Of Colony and Gender
Of Colony and Gender
The Politics of Difference and Similarity
This chapter analyses how the hyper masculine ethos that underlay the institution of the Khalsa corresponded well with the sexual ethos prevailing in Victorian England. Victorian constructions of masculinity—with its apotheosis in the imperial ‘civilizer’—and the domestication of the female had profound ramifications on the imperial project in India. After the Annexation of Punjab, the British came face to face with a Sikh state, with a complete and fully organized feudal system.

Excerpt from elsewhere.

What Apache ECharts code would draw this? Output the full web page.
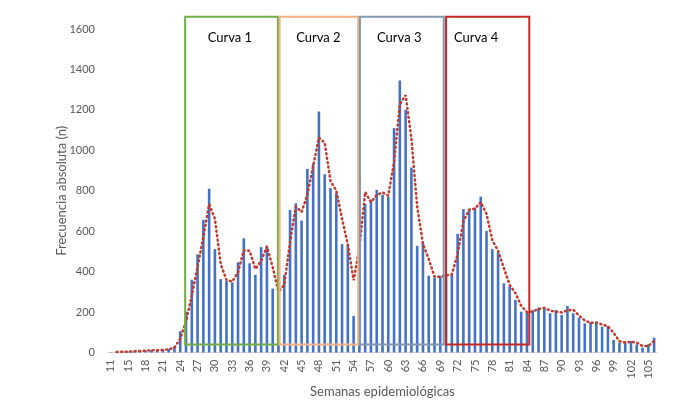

The author describes how the British admiration of the defeated Maharaja Ranjit Singh and the Sikh community resulted in their detailed attempts to understand the Sikhs and Sikhism. The military spirit of the Khalsa brotherhood came to be appreciated, and the brave Jat Sikh came to be understood as a fellow Aryan. Analogies between the Christian and Sikh faiths came to be drawn, and Christian missionaries considered that the reforming spirit introduced by Guru Nanak could be fulfilled by the truths of Christianity. While Sikh women were admired for their late marriage age, the absence of purdah, their energy in the fields, and the tradition of the remarriage of widows to brothers of the dead husband (karewa), the British disapproved of Sikh female rulers like Maharani Jindan. They also found Sikh women to be ignorant and lacking in education. The author concludes by describing how this dichotomy of response to the Sikh woman resulted in the Punjab Educational Department being set up in 1856 for the education of females. By the end of the nineteenth century, this project was taken over by the Singh Sabha Reform Movement.